Excessive flows of nitrogen contribute to eutrophication of freshwater and coastal marine ecosystems and acidification of freshwater and terrestrial ecosystems (with implications for biodiversity in these ecosystems). To some degree, nitrogen also plays a role in the creation of ground-level ozone (which leads to loss of agricultural and forest productivity), destruction of ozone in the stratosphere (which leads to depletion of the ozone layer and increased UV-B radiation on Earth, causing increased incidence of skin cancer), and climate change. The resulting health effects include the consequences of ozone pollution on asthma and respiratory function, increased allergies and asthma due to increased pollen production, the risk of blue-baby syndrome, increased risk of cancer and other chronic diseases from nitrates in drinking water, and increased risk of a variety of pulmonary and cardiac diseases from production of fine particles in the atmosphere (R9.ES).
Phosphorus application has increased threefold since 1960, with a steady increase until 1990 followed by a leveling off at a level approximately equal to applications in the 1980s. While phosphorus use has increasingly concentrated on phosphorus-deficient soils, the growing phosphorus accumulation in soils contributes to high levels of phosphorus runoff. As with nitrogen loading, the potential consequences include eutrophication of coastal and freshwater ecosystems,which can lead to degraded habitat for fish and decreased quality of water for consumption by humans and livestock.

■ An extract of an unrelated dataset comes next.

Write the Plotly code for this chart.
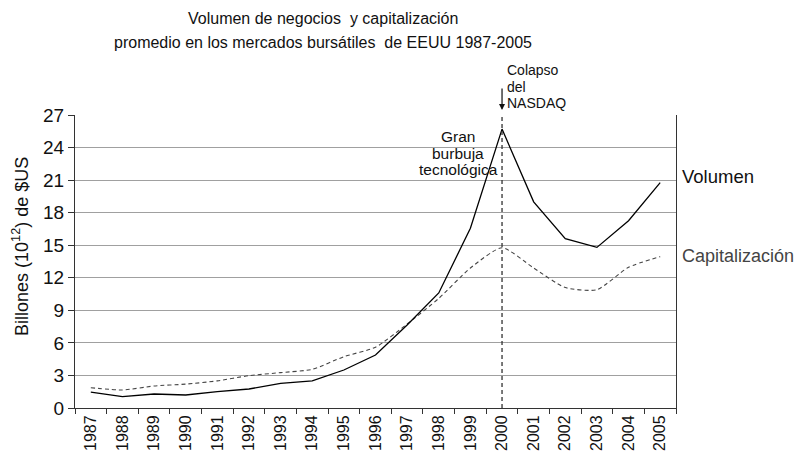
import plotly.graph_objects as go

years = [str(y) for y in range(1987, 2006)]
volumen = [1.47, 1.04, 1.29, 1.2, 1.5, 1.75, 2.27, 2.49, 3.5, 4.88, 7.65, 10.6, 16.56, 25.7, 19.0, 15.6, 14.8, 17.26, 20.77]
capitalizacion = [1.87, 1.66, 2.03, 2.2, 2.5, 2.98, 3.26, 3.56, 4.73, 5.6, 7.74, 10.1, 12.9, 14.77, 12.9, 11.1, 10.9, 12.97, 13.95]
y_ticks = [0, 3, 6, 9, 12, 15, 18, 21, 24, 27]
crash_year = "2000"

FONT = "Liberation Sans, Arial, sans-serif"
crash_idx = years.index(crash_year)

fig = go.Figure()
fig.add_trace(go.Scatter(x=years, y=capitalizacion, mode="lines", name="Capitalización",
                         line=dict(color="#444444", width=1.1, dash="4px,3px", shape="spline", smoothing=0.6)))
fig.add_trace(go.Scatter(x=years, y=volumen, mode="lines", name="Volumen",
                         line=dict(color="#000000", width=1.3)))

fig.add_shape(type="line", xref="x", yref="y", x0=crash_idx, x1=crash_idx, y0=0, y1=27.3,
              line=dict(color="#333333", width=1.3, dash="4px,3px"))

ann = []
def txt(t, x, y, size, xanchor="left", color="#111111", angle=0):
    ann.append(dict(text=t, x=x, y=y, xref="paper", yref="paper", showarrow=False, textangle=angle,
                    xanchor=xanchor, yanchor="middle", font=dict(family=FONT, size=size, color=color)))

txt("Volumen de negocios  y capitalización", 0.4126, 1.331, 16, "center")
txt("promedio en los mercados bursátiles  de EEUU 1987-2005", 0.4126, 1.249, 16, "center")
txt("Colapso", 0.716, 1.1536, 14)
txt("del", 0.716, 1.0966, 14)
txt("NASDAQ", 0.716, 1.041, 14)
txt("Gran", 0.6373, 0.926, 15.5, "center")
txt("burbuja", 0.6373, 0.8693, 15.5, "center")
txt("tecnológica", 0.6373, 0.8147, 15.5, "center")
txt("Volumen", 1.006, 0.7918, 18.5)
txt("Capitalización", 1.006, 0.5188, 18, color="#444444")
txt("Billones (10<sup>12</sup>) de $US", -0.0899, 0.553, 18, "center", angle=-90)

ann.append(dict(text="", x=crash_idx, y=1.017, xref="x", yref="paper", showarrow=True,
                ax=0, ay=-23, arrowhead=2, arrowsize=1, arrowwidth=1.2, arrowcolor="#111111"))

fig.update_layout(
    width=796, height=451,
    margin=dict(l=67, r=128, t=107, b=51),
    paper_bgcolor="white", plot_bgcolor="white",
    showlegend=False,
    font=dict(family=FONT, color="#111111"),
    annotations=ann,
    xaxis=dict(type="category", range=[-0.5, 18.5], tickangle=-90, ticks="outside", tickson="boundaries",
               ticklen=5, tickcolor="#333333", showgrid=False, showline=True, linecolor="#333333",
               linewidth=1, automargin=False, tickfont=dict(family=FONT, size=16, color="#111111")),
    yaxis=dict(range=[0, 27], tickvals=y_ticks, ticks="outside", ticklen=6, tickcolor="#333333",
               showgrid=True, gridcolor="#a0a0a0", gridwidth=1, showline=True, mirror=True,
               linecolor="#333333", linewidth=1, zeroline=False, automargin=False,
               tickfont=dict(family=FONT, size=19, color="#111111")),
)

fig.write_html("out.html")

Many ecosystem services are reduced when inland water and coastal ecosystems become eutrophic. Water from lakes that experience algal blooms is more expensive to purify for drinking or other industrial uses. Eutrophication can reduce or eliminate fish populations. Possibly the most apparent loss in services is the loss of many of the cultural services provided by lakes. Foul odors of rotting algae, slime-covered lakes, and toxic chemicals produced by some blue-green algae during blooms keep people from swimming, boating, and otherwise enjoying the aesthetic value of lakes (S7.3.2).
Climate change in the past century has already had a measurable impact on ecosystems. Earth's climate system has changed since the preindustrial era, in part due to human activities, and it is projected to continue to change throughout the twenty-first century. During the last 100 years, the global mean surface temperature has increased by about 0.6° Celsius, precipitation patterns have changed spatially and temporally, and global average sea level rose by 0.1-0.2 meters (S7.ES). Observed changes in climate, especially warmer regional temperatures, have already affected biological systems in many parts of the world. There have been changes in species distributions, population sizes, and the timing of reproduction or migration events, as well as an increase in the frequency of pest and disease outbreaks, especially in forested systems. The growing season in Europe has lengthened over the last 30 years (R13.1.3). Although it is not possible to determine whether the extreme temperatures were a result of human-induced climate change, many coral reefs have undergone major, although often partially reversible, bleaching episodes when sea surface temperatures have increased during one month by 0.5-1° Celsius above the average of the hottest months. Extensive coral mortality has occurred with observed local increases in temperature of 3° Celsius (R13.1.3).